Sarah Thornton, University Baptist’s music and media assistant, said the church constantly tries to direct people back to its website and also uses Facebook, posts sermons online and sends out an email newsletter.

“I think it is a new and better way of putting things in people’s hands,” she said. “Snail mail is such a thing of the past.”

Elwell said today’s generation is more tech-savvy and more apt to listen to a sermon online than attend a service, which is “beneficial to those who may be physically unable to attend service.” While the option is similar to TV ministries, he said, digital media allows for more interaction, and can be used to great effect.

“The key is to see the technology not as an end in itself but rather as a means toward some end,” he said. “Naturally, the church, the synagogue, or whatever, is going to be deciding what that end is, but presumably, it will have something to do with bringing people together in a real and meaningful way.”

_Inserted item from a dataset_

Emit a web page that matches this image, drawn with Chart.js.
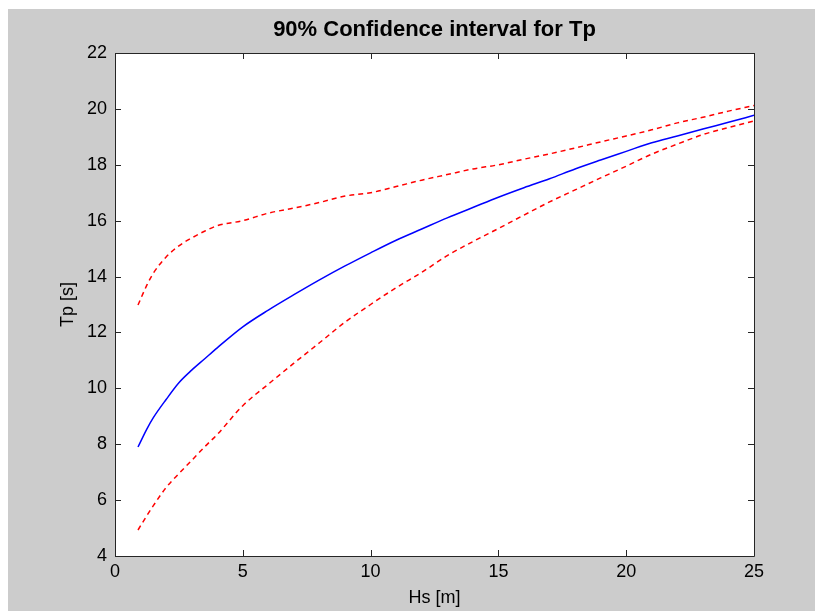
<!DOCTYPE html>
<html>
<head>
<meta charset="utf-8">
<script src="https://cdn.jsdelivr.net/npm/chart.js@4.4.0/dist/chart.umd.min.js"></script>
<style>
html,body{margin:0;padding:0;background:#fff;}
#wrap{position:absolute;left:0;top:0;width:815px;height:611px;}
</style>
</head>
<body>
<div id="wrap"><canvas id="c" width="815" height="611"></canvas></div>
<script>
// Hs [m]
const hs = [0.9,1.25,1.5,2,2.5,3,3.5,4,5,6,7,8,9,10,11,12,13,14,15,16,17,18,19,20,21,22,23,24,25];
// Mean Tp [s]
const tpMean = [7.9,8.55,8.95,9.6,10.2,10.65,11.05,11.45,12.2,12.8,13.35,13.88,14.38,14.85,15.3,15.7,16.1,16.47,16.84,17.18,17.5,17.85,18.17,18.48,18.79,19.03,19.28,19.52,19.77];
// Upper 90% bound
const tpUpper = [12.98,13.7,14.12,14.7,15.1,15.38,15.62,15.82,16.0,16.27,16.45,16.65,16.88,17.0,17.22,17.45,17.65,17.85,18.0,18.2,18.39,18.6,18.82,19.03,19.25,19.5,19.7,19.92,20.12];
// Lower 90% bound
const tpLower = [4.93,5.45,5.8,6.45,6.95,7.42,7.9,8.35,9.38,10.15,10.9,11.63,12.37,13.0,13.6,14.15,14.75,15.25,15.72,16.2,16.67,17.1,17.53,17.95,18.38,18.74,19.08,19.33,19.57];
const xTicks = [0,5,10,15,20,25];
const yTicks = [4,6,8,10,12,14,16,18,20,22];

const toPts = (ys) => hs.map((x, i) => ({x: x, y: ys[i]}));

const frame = {
  id: 'frame',
  beforeDraw(chart) {
    const ctx = chart.ctx, a = chart.chartArea;
    ctx.save();
    ctx.fillStyle = '#ffffff';
    ctx.fillRect(0, 0, chart.width, chart.height);
    ctx.fillStyle = '#cccccc';
    ctx.fillRect(8, 9, chart.width - 8, chart.height - 9);
    ctx.fillStyle = '#ffffff';
    ctx.fillRect(a.left, a.top, a.right - a.left, a.bottom - a.top);
    ctx.restore();
  },
  afterDraw(chart) {
    const ctx = chart.ctx, a = chart.chartArea;
    const xs = chart.scales.x, ys = chart.scales.y;
    const tl = 6;
    ctx.save();
    ctx.strokeStyle = '#262626';
    ctx.lineWidth = 1;
    ctx.beginPath();
    ctx.rect(Math.round(a.left) + 0.5, Math.round(a.top) + 0.5, Math.round(a.right - a.left), Math.round(a.bottom - a.top));
    xTicks.forEach(v => {
      const px = Math.round(xs.getPixelForValue(v)) + 0.5;
      ctx.moveTo(px, a.bottom); ctx.lineTo(px, a.bottom - tl);
      ctx.moveTo(px, a.top); ctx.lineTo(px, a.top + tl);
    });
    yTicks.forEach(v => {
      const py = Math.round(ys.getPixelForValue(v)) + 0.5;
      ctx.moveTo(a.left, py); ctx.lineTo(a.left + tl, py);
      ctx.moveTo(a.right, py); ctx.lineTo(a.right - tl, py);
    });
    ctx.stroke();
    ctx.restore();
  }
};

const tickFont = {family: "'Liberation Sans', Arial, sans-serif", size: 18};

new Chart(document.getElementById('c'), {
  type: 'line',
  data: {
    datasets: [
      {label: 'Mean', data: toPts(tpMean), borderColor: '#0000ff', borderWidth: 1.5, pointRadius: 0, fill: false, cubicInterpolationMode: 'monotone'},
      {label: 'Upper', data: toPts(tpUpper), borderColor: '#ff0000', borderWidth: 1.5, borderDash: [5, 4], pointRadius: 0, fill: false, cubicInterpolationMode: 'monotone'},
      {label: 'Lower', data: toPts(tpLower), borderColor: '#ff0000', borderWidth: 1.5, borderDash: [5, 4], pointRadius: 0, fill: false, cubicInterpolationMode: 'monotone'}
    ]
  },
  options: {
    responsive: false,
    animation: false,
    devicePixelRatio: 1,
    layout: {padding: {left: 0, right: 61, top: 0, bottom: 0}},
    plugins: {
      legend: {display: false},
      tooltip: {enabled: false},
      title: {
        display: true,
        fullSize: false,
        text: '90% Confidence interval for Tp',
        color: '#000',
        font: {family: "'Liberation Sans', Arial, sans-serif", size: 22, weight: 'bold'},
        padding: {top: 17, bottom: 9.6}
      }
    },
    scales: {
      x: {
        type: 'linear', min: 0, max: 25,
        afterBuildTicks(s) { s.ticks = xTicks.map(v => ({value: v})); },
        afterFit(s) { s.height = 55; },
        grid: {display: false, drawTicks: false},
        border: {display: false},
        ticks: {color: '#000', font: tickFont, padding: 5, maxRotation: 0},
        title: {display: true, text: 'Hs [m]', color: '#000', font: tickFont, padding: {top: 2.2, bottom: 2.2}}
      },
      y: {
        type: 'linear', min: 4, max: 22,
        afterBuildTicks(s) { s.ticks = yTicks.map(v => ({value: v})); },
        afterFit(s) { s.width = 115; },
        grid: {display: false, drawTicks: false},
        border: {display: false},
        ticks: {color: '#000', font: tickFont, padding: 8},
        title: {display: true, text: 'Tp [s]', color: '#000', font: tickFont, padding: {top: 57, bottom: 0}}
      }
    }
  },
  plugins: [frame]
});
</script>
</body>
</html>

Southwestern Baptist Theological Seminary communication director Dave Wright said he does not know of any local churches that operate solely as an online community without physical interaction.

“Church is about community and removing that with just an online community is kind of missing the point,” he said. “I see that as maybe a passing fad that isn’t going to last.”

 Fuqua said he thinks today’s generation hungers to be known and desires to have community.

“However, I think they are dissatisfied with what social media provides them,” he said. “As they get into social media they realize, ‘Hey, I want more than this.’”

As Fuqua talked, several students walking inside Starbucks waved, smiled and said hello. One stopped, put down his backpack, grasped hands with Fuqua and talked about grabbing breakfast later in the week.

“I’ll text ya,” he said over a shoulder to Fuqua then went on his way.